KUALA LUMPUR: The Malaysian capital market rose by 16.4% to RM2.5 trillion in 2012 from RM2.1 trillion a year earlier despite challenging market conditions, Securities Commission Malaysia (SC) chairman Ranjit Ajit Singh said.
All market segments, including equity market capitalisation, debt securities outstanding, asset under management and Islamic capital market recorded double-digit growth of between 14.1% and 22.6%, he said.
At a press conference on the 2012 SC annual report here today, Ranjit said the Islamic capital market rose 22.6% to RM1.4 trillion with Malaysia maintaining its position as the leading sukuk market.
“The year 2012 was also a year of strong assessment outcomes in terms of market regulatory framework,” he said, adding that this achievement is the highest among countries that recently underwent the assessment.
He said last year sealed Malaysia’s ranking as the world’s biggest sukuk market, the fifth largest IPO destination globally and the fourth most active in Asia for corporate bond issuances.
Key indicators such as corporate bonds and the sukuk market exceeded the RM1 trillion mark for the first time and positioned Malaysia as the third largest bond market in Asia.
It was also a record year for IPOs with issuers raising a total of RM22.1 billion, increasing equity market capitalisation by 14.1 per cent to RM1.5 trillion, while the benchmark index FBM KLCI ended the year 2012 at a record high of 1,688.95.

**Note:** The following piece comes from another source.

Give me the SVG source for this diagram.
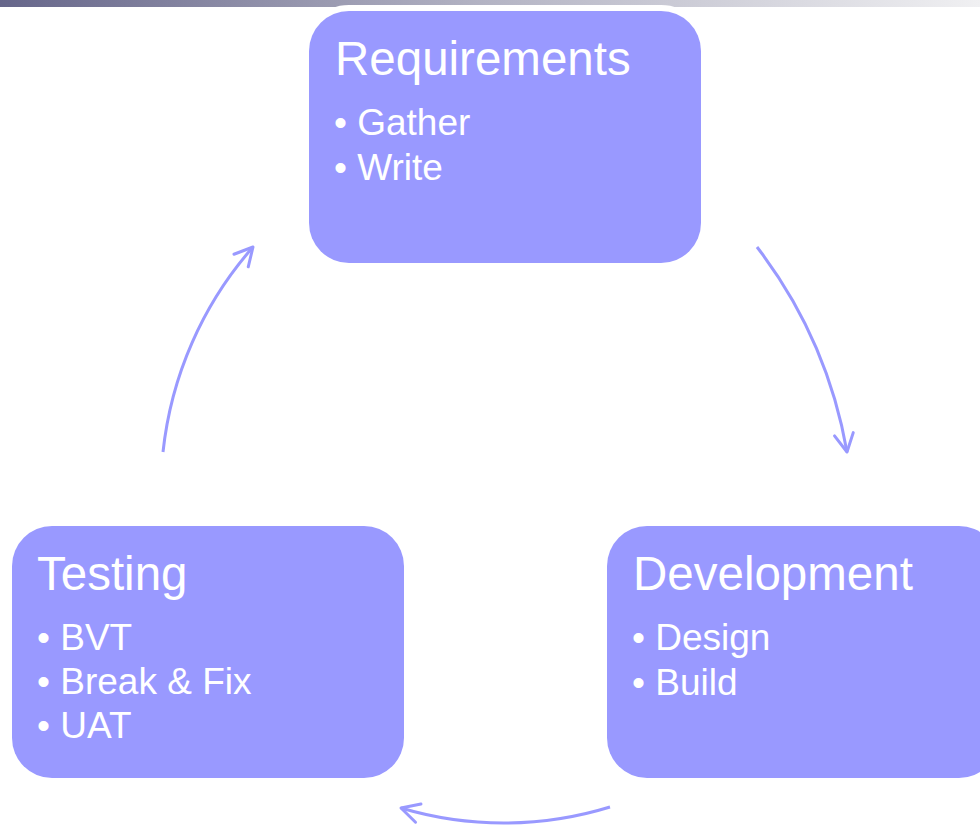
<svg xmlns="http://www.w3.org/2000/svg" width="980" height="825" viewBox="0 0 980 825">
  <defs>
    <linearGradient id="bar" x1="0" y1="0" x2="1" y2="0">
      <stop offset="0" stop-color="#66668a"/>
      <stop offset="0.5" stop-color="#b4b4c4"/>
      <stop offset="1" stop-color="#f0f0f2"/>
    </linearGradient>
    <marker id="chev" markerUnits="userSpaceOnUse" orient="auto" refX="0" refY="0" markerWidth="40" markerHeight="40" overflow="visible">
      <path d="M-18,-9.5 L0,0 L-18,9.5" fill="none" stroke="#9999ff" stroke-width="3" stroke-linecap="round" stroke-linejoin="round"/>
    </marker>
    <style>
      .box { fill: #9999ff; stroke: #ffffff; stroke-width: 12; paint-order: stroke; }
      .title { font-family: "Liberation Sans", Arial, sans-serif; font-size: 47.5px; fill: #ffffff; }
      .item { font-family: "Liberation Sans", Arial, sans-serif; font-size: 37px; fill: #ffffff; }
      .conn { fill: none; stroke: #9999ff; stroke-width: 3; marker-end: url(#chev); }
    </style>
  </defs>
  <rect x="0" y="0" width="980" height="825" fill="#ffffff"/>
  <rect x="0" y="0" width="980" height="7" fill="url(#bar)"/>

  <g id="connectors">
    <path class="conn" d="M757,247 A470,470 0 0 1 847,452"/>
    <path class="conn" d="M610,807 A360,360 0 0 1 401,808"/>
    <path class="conn" d="M163,452 A370,370 0 0 1 253,247"/>
  </g>

  <g id="requirements">
    <rect class="box" x="309" y="11" width="392" height="252" rx="40" ry="40"/>
    <text class="title" x="335" y="75">Requirements</text>
    <text class="item" x="334" y="135">• Gather</text>
    <text class="item" x="334" y="180">• Write</text>
  </g>

  <g id="development">
    <rect class="box" x="607" y="526" width="392" height="252" rx="40" ry="40"/>
    <text class="title" x="633" y="590">Development</text>
    <text class="item" x="632" y="650">• Design</text>
    <text class="item" x="632" y="695">• Build</text>
  </g>

  <g id="testing">
    <rect class="box" x="12" y="526" width="392" height="252" rx="40" ry="40"/>
    <text class="title" x="37" y="590">Testing</text>
    <text class="item" x="37" y="650">• BVT</text>
    <text class="item" x="37" y="694">• Break &amp; Fix</text>
    <text class="item" x="37" y="738">• UAT</text>
  </g>
</svg>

Fund management posted a significant expansion of 19.2% in assets under management valued at RM505.1 billion, while net asset value of the unit trust industry rose to RM294.9 billion.
“Islamic assets under management accounted for about 16% of the industry’s total assets under management or RM79.6 billion,” Ranjit said.
He said the Islamic capital market, at RM1.4 trillion, has enjoyed greater internationalisation through wider participation of foreign sukuk issuers from Singapore, the UAE, Bahrain and Kazakhstan.
On supervisory and enforcement efforts, Ranjit said the SC filed seven criminal charges for insider trading while a company director was convicted on four charges for furnishing false information on a company’s unaudited financial results.
In addition, eight administrative sanctions were imposed against licensed intermediaries for improper business practices, while an investment bank was reprimanded for failure to carry out proper due diligence in a corporate exercise, he said.
Meanwhile, Ranjit said the Malaysian capital market’s set of standards in terms of regulatory and supervisory framework was accepted by the International Monetary Fund and the World Bank.
“The independent assessments acknowledge the strong regulatory regime in Malaysia, which has validated the SC’s approach to regulation that is approximately benchmarked to global standards,” he said.